Any level or type of community service is always worth doing, and Costa Rica is beautiful this time of year. But you don’t have to write about it.

Mistake #2: Writing About Your Dead Grandmother (or grandfather, dog, parrot….)

            I’m sorry for your loss. So are the essay readers. But in every pile of 10 essays, at least seven will be about the applicant’s dead grandmother.

            Applicants think an essay should be about something big! and dramatic! What’s more dramatic than death? But the realization that we are all mortal is a common, not an uncommon, experience. It tells us nothing about who you are.

            The flip side of this is the case of a student whose life has been shaped by a tragic, unusual loss, such as the early death of a parent or a sibling.
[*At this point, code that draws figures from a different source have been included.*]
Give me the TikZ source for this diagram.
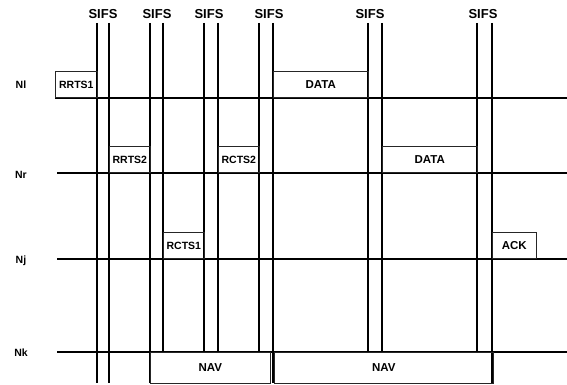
\documentclass[tikz,border=0pt]{standalone}
\usepackage{fontspec}
\setmainfont{Liberation Sans}
\usetikzlibrary{positioning}

\tikzset{
	timeline/.style={line width=1.1pt},
	sifsline/.style={line width=1.1pt},
	sifslabel/.style={font=\fontsize{13}{15}\selectfont\bfseries, inner sep=0pt},
	rowlabel/.style={font=\fontsize{10.5}{12}\selectfont\bfseries, inner sep=0pt},
	framebox/.style={draw=black!85, line width=0.6pt, inner sep=0pt, anchor=south west,
		minimum height=26pt, font=\fontsize{10.5}{12}\selectfont\bfseries},
	widebox/.style={framebox, font=\fontsize{11.5}{13}\selectfont\bfseries}
}

\begin{document}
\begin{tikzpicture}[x=1pt, y=-1pt]
\useasboundingbox (0,0) rectangle (567,385);

% row labels and time lines
\node[rowlabel] (nl) at (21,85) {Nl};
\node[rowlabel] (nr) at (21,175) {Nr};
\node[rowlabel] (nj) at (21,261) {Nj};
\node[rowlabel] (nk) at (21,353) {Nk};

\coordinate (nlA) at (55,98);  \coordinate (nlB) at (567,98);
\coordinate (nrA) at (57,173); \coordinate (nrB) at (567,173);
\coordinate (njA) at (57,259); \coordinate (njB) at (567,259);
\coordinate (nkA) at (57,352); \coordinate (nkB) at (567,352);

\draw[timeline] (nlA) -- (nlB);
\draw[timeline] (nrA) -- (nrB);
\draw[timeline] (njA) -- (njB);
\draw[timeline] (nkA) -- (nkB);

% SIFS gaps
\foreach \i/\x in {1/103, 2/157, 3/209, 4/269, 5/370, 6/483}
	\node[sifslabel] (sifs\i) at (\x,14) {SIFS};

\foreach \i/\x/\b in {1/97/383, 2/109/383, 3/150/383, 4/163/352, 5/204/352, 6/218/352,
	7/259/352, 8/273/383, 9/368/352, 10/382/352, 11/477/352, 12/492/383}{
	\coordinate (vt\i) at (\x,23);
	\coordinate (vb\i) at (\x,\b);
	\draw[sifsline] (vt\i) -- (vb\i);
}

% frames
\node[framebox, minimum width=42pt] (rrtsA) at (55,98) {RRTS1};
\node[widebox, minimum width=95pt] (dataA) at (273,98) {DATA};
\node[framebox, minimum width=41pt] (rrtsB) at (109,173) {RRTS2};
\node[framebox, minimum width=41pt] (rctsB) at (218,173) {RCTS2};
\node[widebox, minimum width=95pt] (dataB) at (382,173) {DATA};
\node[framebox, minimum width=41pt] (rctsA) at (163,259) {RCTS1};
\node[widebox, minimum width=44pt] (ack) at (492,259) {ACK};

% NAV periods
\node[widebox, minimum width=120pt, minimum height=31pt, anchor=north west] (navA) at (150,352) {NAV};
\node[widebox, minimum width=219pt, minimum height=31pt, anchor=north west] (navB) at (274,352) {NAV};

\end{tikzpicture}
\end{document}
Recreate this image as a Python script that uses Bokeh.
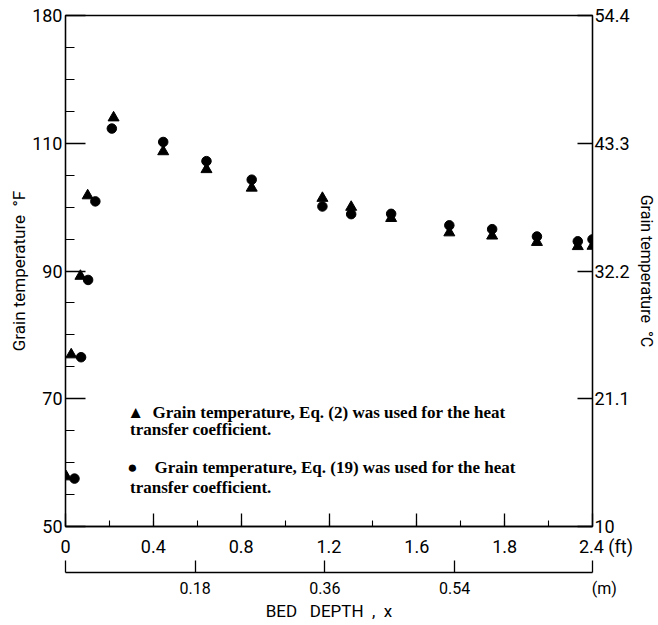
import math
from bokeh.plotting import figure
from bokeh.models import Range1d, LinearAxis, FixedTicker, Label
from bokeh.embed import file_html
from bokeh.resources import INLINE

# ---- data ----
depth_eq2_ft = [0.003, 0.026, 0.068, 0.101, 0.219, 0.445, 0.642, 0.848,
                1.170, 1.301, 1.483, 1.748, 1.943, 2.147, 2.333, 2.400]
temp_eq2_F = [57.8, 76.9, 89.2, 101.8, 114.0, 108.7, 105.9, 103.0,
              101.4, 100.0, 98.25, 96.0, 95.5, 94.5, 93.85, 93.9]

depth_eq19_ft = [0.041, 0.071, 0.103, 0.136, 0.211, 0.445, 0.642, 0.848,
                 1.170, 1.301, 1.483, 1.748, 1.943, 2.147, 2.333, 2.400]
temp_eq19_F = [57.5, 76.5, 88.6, 100.9, 112.3, 110.2, 107.2, 104.3,
               100.1, 98.9, 98.95, 97.15, 96.55, 95.4, 94.65, 94.95]

temp_ticks_F = [50, 70, 90, 110, 130]
temp_tick_labels_F = ["50", "70", "90", "110", "180"]
temp_tick_labels_C = ["10", "21.1", "32.2", "43.3", "54.4"]
temp_minor_F = [50 + 5 * i for i in range(17)]

NB = "\u00a0"
depth_ticks_ft = [0, 0.4, 0.8, 1.2, 1.6, 2.0, 2.4]
depth_tick_labels_ft = ["0", "0.4", "0.8", "1.2", "1.6", "1.8", NB * 6 + "2.4 (ft)"]
depth_minor_ft = [0.2 * i for i in range(13)]

depth_ticks_m = [0, 0.18, 0.36, 0.54, 0.7315]
depth_tick_labels_m = ["", "0.18", "0.36", "0.54", NB * 6 + "(m)"]

legend_lines = [
    "\u25B2" + NB + " Grain temperature, Eq. (2) was used for the heat",
    "transfer coefficient.",
    "\u25CF" + NB * 3 + " Grain temperature, Eq. (19) was used for the heat",
    "transfer coefficient.",
]

SANS = "Roboto"
SERIF = "Liberation Serif"

p = figure(width=658, height=625, output_backend="svg", toolbar_location=None,
           x_range=Range1d(0, 2.4), y_range=Range1d(50, 130),
           x_axis_location=None, y_axis_location=None,
           min_border_left=65, min_border_right=63,
           min_border_top=15, min_border_bottom=99)
p.extra_x_ranges = {"m": Range1d(0, 2.4 * 0.3048)}
p.grid.visible = False
p.outline_line_color = "black"
p.outline_line_width = 1.3
p.background_fill_color = "white"
p.border_fill_color = "white"


def style(ax, font_size="18px"):
    ax.axis_line_color = "black"
    ax.axis_line_width = 1.3
    ax.major_tick_line_color = "black"
    ax.major_tick_line_width = 1.3
    ax.minor_tick_line_color = "black"
    ax.minor_tick_line_width = 1.1
    ax.major_tick_out = 0
    ax.minor_tick_out = 0
    ax.major_label_text_font = SANS
    ax.major_label_text_font_size = font_size
    ax.major_label_text_color = "black"
    ax.axis_label_text_font = SANS
    ax.axis_label_text_font_style = "normal"
    ax.axis_label_text_color = "black"


# left (deg F)
yl = LinearAxis(ticker=FixedTicker(ticks=temp_ticks_F, minor_ticks=temp_minor_F),
                major_label_overrides=dict(zip(temp_ticks_F, temp_tick_labels_F)),
                axis_label="Grain temperature " + NB + "\u00B0F")
style(yl)
yl.major_tick_in = 20
yl.minor_tick_in = 9
yl.major_label_standoff = 3
yl.axis_label_text_font_size = "17px"
yl.axis_label_standoff = 0
p.add_layout(yl, "left")

# right (deg C)
yr = LinearAxis(ticker=FixedTicker(ticks=temp_ticks_F, minor_ticks=[]),
                major_label_overrides=dict(zip(temp_ticks_F, temp_tick_labels_C)),
                axis_label="Grain temperature " + NB + "\u00B0C")
style(yr)
yr.major_tick_in = 15
yr.minor_tick_in = 0
yr.major_label_standoff = 2
yr.axis_label_text_font_size = "16px"
yr.axis_label_standoff = 4
yr.axis_label_orientation = "vertical"
p.add_layout(yr, "right")

# bottom (ft)
xb = LinearAxis(ticker=FixedTicker(ticks=depth_ticks_ft, minor_ticks=depth_minor_ft),
                major_label_overrides=dict(zip(depth_ticks_ft, depth_tick_labels_ft)),
                axis_label=" ")
style(xb)
xb.major_tick_in = 13
xb.minor_tick_in = 6
xb.major_label_standoff = 9
xb.axis_label_text_font_size = "8px"
xb.axis_label_standoff = 1
p.add_layout(xb, "below")

# bottom (m)
xm = LinearAxis(x_range_name="m",
                ticker=FixedTicker(ticks=depth_ticks_m, minor_ticks=[]),
                major_label_overrides=dict(zip(depth_ticks_m, depth_tick_labels_m)),
                axis_label="BED" + NB + NB + " DEPTH" + NB + " ," + NB + " x")
style(xm, "16px")
xm.major_tick_in = 12
xm.minor_tick_in = 0
xm.major_label_standoff = 6
xm.axis_label_text_font_size = "17px"
xm.axis_label_standoff = 0
p.add_layout(xm, "below")

# data
p.scatter(depth_eq2_ft, temp_eq2_F, marker="triangle", size=11,
          fill_color="black", line_color="black")
p.scatter(depth_eq19_ft, temp_eq19_F, marker="circle", size=9.5,
          fill_color="black", line_color="black")

# legend text
legend_pos = [(0.281, 67.85), (0.294, 65.18), (0.281, 59.2), (0.294, 56.1)]
for (lx, ly), txt in zip(legend_pos, legend_lines):
    p.add_layout(Label(x=lx, y=ly, text=txt, text_align="left", text_baseline="middle",
                       text_font=SERIF, text_font_style="bold", text_font_size="17px",
                       text_color="black"))

open("out.html", "w").write(file_html(p, INLINE))
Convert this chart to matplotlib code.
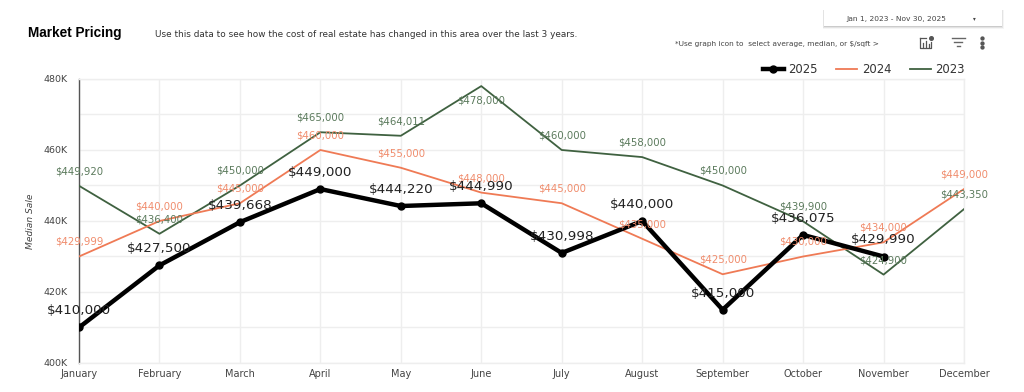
import matplotlib
matplotlib.use("Agg")
import matplotlib.pyplot as plt
from matplotlib.patches import Rectangle

months = ["January", "February", "March", "April", "May", "June", "July",
          "August", "September", "October", "November", "December"]
sales_2025 = [410000, 427500, 439668, 449000, 444220, 444990, 430998, 440000, 415000, 436075, 429990]
sales_2024 = [429999, 440000, 445000, 460000, 455000, 448000, 445000, 435000, 425000, 430000, 434000, 449000]
sales_2023 = [449920, 436400, 450000, 465000, 464011, 478000, 460000, 458000, 450000, 439900, 424900, 443350]
y_ticks = [400000, 420000, 440000, 460000, 480000]
y_tick_labels = ["400K", "420K", "440K", "460K", "480K"]

BLACK = "#000000"
ORANGE = "#ef7a55"
GREEN = "#3f6140"
GRID = "#eeeeee"
TEXT = "#444444"

plt.rcParams["font.family"] = ["DejaVu Sans"]

fig = plt.figure(figsize=(10.24, 3.92), dpi=100)
ax = fig.add_axes([79 / 1024, 1 - 363 / 392, (964 - 79) / 1024, (363 - 79) / 392])

x = list(range(len(months)))
ax.plot(x, sales_2023, color=GREEN, linewidth=1.3, label="2023", zorder=3)
ax.plot(x, sales_2024, color=ORANGE, linewidth=1.3, label="2024", zorder=4)
ax.plot(x[:len(sales_2025)], sales_2025, color=BLACK, linewidth=3.2, marker="o", markersize=5,
        label="2025", zorder=5)

# value labels above each point, below it when there is no room at the top
def add_labels(values, color, size, offset):
    for i, v in enumerate(values):
        off = -offset if v > 475000 else offset
        ax.annotate(f"${v:,}", (i, v), xytext=(0, off), textcoords="offset points",
                    ha="center", va="center", color=color, fontsize=size, zorder=6,
                    annotation_clip=False)

add_labels(sales_2023, "#5b7a5c", 7.3, 10.5)
add_labels(sales_2024, "#f08c6c", 7.3, 10.5)
add_labels(sales_2025, "#222222", 9.7, 12)

ax.set_xlim(0, 11)
ax.set_ylim(400000, 480000)
ax.set_xticks(x)
ax.set_xticklabels(months, fontsize=7.0, color=TEXT)
ax.set_yticks(y_ticks)
ax.set_yticklabels(y_tick_labels, fontsize=6.8, color=TEXT)
ax.set_yticks(range(410000, 480000, 20000), minor=True)
ax.tick_params(axis="both", which="both", length=0)
ax.tick_params(axis="x", pad=4)
ax.tick_params(axis="y", pad=8)
ax.grid(True, which="major", color=GRID, linewidth=1.0)
ax.grid(True, which="minor", axis="y", color=GRID, linewidth=1.0)
ax.set_axisbelow(True)
for side in ["top", "right", "bottom"]:
    ax.spines[side].set_color(GRID)
    ax.spines[side].set_linewidth(1.0)
ax.spines["left"].set_color("#555555")
ax.spines["left"].set_linewidth(1.0)
ax.set_ylabel("Median Sale", fontsize=6.6, color=TEXT, style="italic", labelpad=6)

handles, labels = ax.get_legend_handles_labels()
ax.legend(handles[::-1], labels[::-1], ncol=3, frameon=False, fontsize=8.4,
          loc="lower right", bbox_to_anchor=(1.001, 1.012), handlelength=1.8,
          columnspacing=1.6, handletextpad=0.38, labelcolor="#333333", borderpad=0, borderaxespad=0)

# page furniture, in pixel coordinates
over = fig.add_axes([0, 0, 1, 1])
over.set_xlim(0, 1024)
over.set_ylim(392, 0)
over.axis("off")
over.patch.set_alpha(0)

over.text(28, 33, "Market Pricing", fontsize=9.8, fontweight="bold", color="black", va="center",
          family=["Liberation Sans Narrow", "Liberation Sans"])
over.text(155, 34.5, "Use this data to see how the cost of real estate has changed in this area over the last 3 years.",
          fontsize=6.4, color="#333333", va="center")
over.text(675, 44, "*Use graph icon to  select average, median, or $/sqft >", fontsize=5.35,
          color="#444444", va="center")

# date range box with a soft shadow
for grow, alpha in [(1.5, 0.04), (0.8, 0.07), (0.3, 0.1)]:
    over.add_patch(Rectangle((824 - grow, 10 - grow + 1), 178 + 2 * grow, 16 + 2 * grow,
                             facecolor="black", alpha=alpha, linewidth=0))
over.add_patch(Rectangle((824, 10), 178, 16, facecolor="white", linewidth=0))
over.text(896, 18.5, "Jan 1, 2023 - Nov 30, 2025", fontsize=5.4, color="#444444", ha="center", va="center")
over.text(974, 18.5, "\u25be", fontsize=4, color="#444444", ha="center", va="center")

# chart icon
over.plot([920, 920, 931, 931], [38, 48, 48, 42], color="#555555", linewidth=0.9)
over.plot([920, 926], [38, 38], color="#555555", linewidth=0.9)
for bx, top in [(923, 43), (926, 41), (929, 44)]:
    over.plot([bx, bx], [46.5, top], color="#555555", linewidth=0.9)
over.plot([931], [38], marker="o", markersize=2.6, color="#555555")
# filter icon
for half, yy in [(6.5, 38), (4, 42), (1.5, 46)]:
    over.plot([958 - half, 958 + half], [yy, yy], color="#666666", linewidth=1.0)
# kebab menu
over.plot([982, 982, 982], [38, 42.5, 47], linestyle="none", marker="o", markersize=2.1, color="#555555")

fig.savefig("out.png", dpi=100)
Of course it’s okay to write about this. But you don’t have to. Don’t let anyone pressure you into writing an essay on a subject you’re not emotionally ready to write about.

Mistake #3: Using a Thesaurus Instead of Your Own Voice

            Verily, what stratagem could be more potent than the calculated inclusion of a plethora of multisyllabic monstrosities? Students who try to “impress” with vocabulary words they don’t normally use almost always use them incorrectly. Even if the words are correct, the essay will sound wrong, i.e., not like you. Write with the words that come most naturally to you, look up any meanings you’re not sure about, and save the vocabulary studying for the SAT.

Mistake #4: Thinking You Have Nothing to Say

            A student approached me for help with an admissions essay. His problem, he explained, was that he’d never overcome hardship. He was just a normal kid from the suburbs who liked science.

            I told him that this kind of essay is meant to reveal your personality – it’s not about overcoming hardship at all – but he insisted that there was nothing special about him. He was a normal guy from a normal family in a normal town. He liked normal guy stuff.

            “Okay,” I said. “You said you like science, so tell me more about that. How, specifically, did you get interested in science?”

            Oh, that was easy: his parents came from the same country as the inventor Nikola Tesla, also an immigrant to New York, and his father was a huge Tesla fan. He’d grown up hearing stories about the famous inventor, and this had led him to develop a general curiosity about the workings of the world. Other kids talked sports with their fathers; he talked science.

            It was a great story: it told me what his interests were, what his personality was like, how he got along with his family, and where he came from. Every detail of the essay which grew from that conversation was unique to him. But he couldn’t see the rich material he had to work with; for him, it was all…normal.

            Sometimes, our best stories are invisible to us. Remember that your normal is someone else’s strange, and move beyond the general outlines of your life to find the specific details that set you apart. What’s a cool thing about you that more people should know about?